The solution first handles duplicates, which immediately guarantee sortability. For distinct elements, the permutation array maps the current indices to their sorted positions. By visiting each cycle in this permutation, we compute how many transpositions are needed. Each cycle of length k requires k-1 transpositions.

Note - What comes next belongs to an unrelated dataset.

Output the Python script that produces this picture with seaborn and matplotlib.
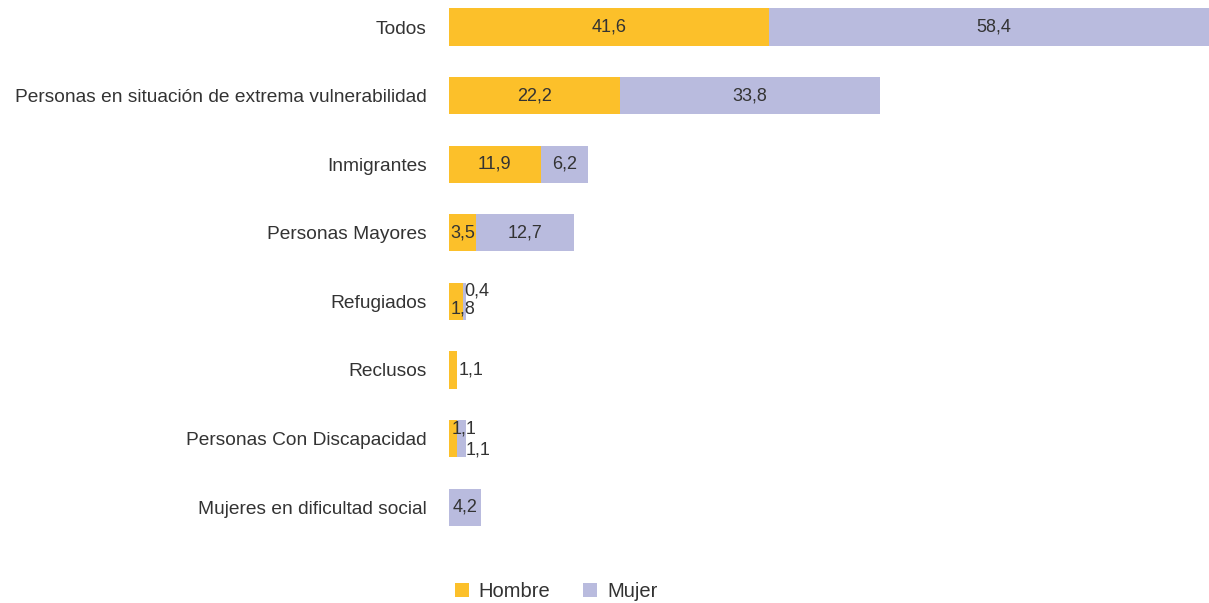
import matplotlib
matplotlib.use("Agg")
import matplotlib.pyplot as plt
from matplotlib.patches import Patch
import seaborn as sns
import pandas as pd

categorias = [
    "Todos",
    "Personas en situación de extrema vulnerabilidad",
    "Inmigrantes",
    "Personas Mayores",
    "Refugiados",
    "Reclusos",
    "Personas Con Discapacidad",
    "Mujeres en dificultad social",
]
hombre = [41.6, 22.2, 11.9, 3.5, 1.8, 1.1, 1.1, 0.0]
mujer = [58.4, 33.8, 6.2, 12.7, 0.4, 0.0, 1.1, 4.2]
series = ["Hombre", "Mujer"]

COL_H = "#FCC02A"
COL_M = "#B9BBDE"
TXT = "#333333"

sns.set_theme(style="white")
plt.rcParams["font.family"] = ["Liberation Sans", "DejaVu Sans"]

df = pd.DataFrame({"categoria": categorias, "hombre": hombre, "mujer": mujer})
df["total"] = df["hombre"] + df["mujer"]

fig = plt.figure(figsize=(12.09, 6.03), dpi=100)
ax = fig.add_axes([449 / 1209, 0.0, 1 - 449 / 1209, 1.0])

# Stacked bars: full total in the Mujer colour, Hombre drawn over it from zero
sns.barplot(data=df, y="categoria", x="total", color=COL_M, orient="h",
            width=0.54, ax=ax, saturation=1, linewidth=0)
sns.barplot(data=df, y="categoria", x="hombre", color=COL_H, orient="h",
            width=0.54, ax=ax, saturation=1, linewidth=0)

ax.set_xlim(0, 760 / 7.7)
ax.set_ylim((603 - 27) / 68.6, -27 / 68.6)
ax.set_xlabel("")
ax.set_ylabel("")
ax.set_xticks([])
for s in ax.spines.values():
    s.set_visible(False)
ax.tick_params(axis="y", length=0, pad=16, labelsize=13.8, labelcolor=TXT)


def fmt(v):
    return f"{v:.1f}".replace(".", ",")


# Placement for labels of narrow segments: (anchor, ha, dx, dy) in pixels
pequenos = {
    ("Refugiados", "Hombre"): ("end", "center", 0, -8),
    ("Refugiados", "Mujer"): ("start", "left", 1, 10),
    ("Reclusos", "Hombre"): ("end", "left", 1, 0),
    ("Personas Con Discapacidad", "Hombre"): ("end", "center", 7, 10),
    ("Personas Con Discapacidad", "Mujer"): ("end", "left", 0, -11),
}

for i, row in df.iterrows():
    segs = [("Hombre", 0.0, row["hombre"]), ("Mujer", row["hombre"], row["mujer"])]
    for nombre, inicio, valor in segs:
        if valor <= 0:
            continue
        clave = (row["categoria"], nombre)
        if clave in pequenos:
            anchor, ha, dx, dy = pequenos[clave]
            x = inicio + valor if anchor == "end" else inicio
        else:
            x, ha, dx, dy = inicio + valor / 2, "center", 0, 0
        ax.annotate(fmt(valor), xy=(x, i), xytext=(dx, dy),
                    textcoords="offset pixels", ha=ha, va="center",
                    fontsize=13, color=TXT)

handles = [Patch(facecolor=COL_H, edgecolor="none"),
           Patch(facecolor=COL_M, edgecolor="none")]
fig.legend(handles, series, loc="lower center", bbox_to_anchor=(556 / 1209, -0.027),
           ncol=2, frameon=False, fontsize=14.5, handlelength=0.7,
           handleheight=0.7, handletextpad=0.5, columnspacing=1.6,
           labelcolor=TXT)

fig.savefig("out.png", dpi=100)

The sum of these transpositions gives the permutation parity.

Worked Examples

Example 1: [3, 1, 2]

Step i visited j cycle_len transpositions
1 0 [F, F, F] 0->2->1->0 3 2

Total transpositions = 2 → even → YES.

Example 2: [2, 1]

Step i visited j cycle_len transpositions
1 0 [F, F] 0->1->0 2 1

Total transpositions = 1 → odd → NO.

These examples show the cycle-counting method correctly determines sortability.

Complexity Analysis

Measure Complexity Explanation
Time O(n log n) Sorting the array dominates; cycle detection is O(n)
Space O(n) Arrays for permutation and visited flags

This fits comfortably under the constraints: n ≤ 500,000 and sum n ≤ 500,000.

Test Cases

import sys, io

def run(inp: str) -> str:
    sys.stdin = io.StringIO(inp)
    out = io.StringIO()
    sys.stdout = out
    solve()
    return out.getvalue().strip()

# Provided samples
assert run("7\n1\n1\n2\n2 2\n2\n2 1\n3\n1 2 3\n3\n2 1 3\n3\n3 1 2\n4\n2 1 4 3\n") == \
"YES\nYES\nNO\nYES\nNO\nYES\nYES", "sample 1"

# Custom cases
assert run("3\n2\n1 2\n3\n3 3 1\n4\n4 3 2 1\n") == "YES\nYES\nYES", "custom cases"
Test input Expected output What it validates
2 1 NO Odd permutation with distinct elements
3 3 1 YES Duplicate allows correction of parity
4 3 2 1 YES Even permutation with distinct elements
1 1 1 YES All elements equal, trivial

Edge Cases

For [2, 1], all elements are distinct and the permutation (2 1) is a single transposition, odd parity. The algorithm marks visited[0], follows cycle to 1, back to 0, calculates transpositions = 1 → outputs NO. For [2, 2], a duplicate exists, so the algorithm outputs YES immediately without computing parity. This demonstrates handling of both minimum-size arrays and duplicate edge cases.